What Is Glassmorphism?

Glassmorphism is a UI design trend characterized by translucent, frosted-glass surfaces that blur the content behind them. Think of looking through a pane of frosted glass at the world beyond.

The core CSS that makes it work:

.glass-card {
  background: rgba(255, 255, 255, 0.05);
  backdrop-filter: blur(20px);
  border: 1px solid rgba(255, 255, 255, 0.1);
  border-radius: 16px;
}

The Three Layers

A successful glassmorphism design has three layers:

  1. Background — needs visual interest. A solid color won't work; you need gradients, images, or patterns for the blur to interact with.
  2. Glass surface — the translucent card or panel. Keep it subtle (5–15% opacity).
  3. Content — must have enough contrast. Light text on dark backgrounds works best.

The Contrast Trap

The biggest pitfall: text legibility. A beautiful glass panel is useless if you can't read what's on it.

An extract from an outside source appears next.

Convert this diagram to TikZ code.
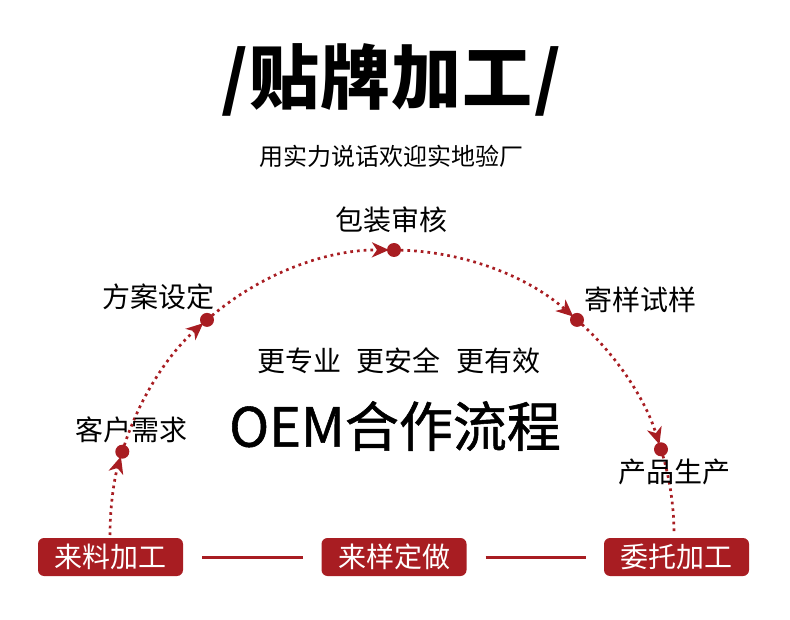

  • Always test your design against different background content
  • Add a subtle dark overlay behind glass panels in front of busy backgrounds
  • Use text-shadow or slightly bolder fonts for small text on glass

When to Use It

Glassmorphism shines when you want depth and layering without heavy shadows. It works especially well for:

  • Navigation bars and headers
  • Dashboard widgets and cards
  • Modal overlays and sidebars

But use it sparingly. Too many glass panels competing for attention creates visual noise rather than hierarchy.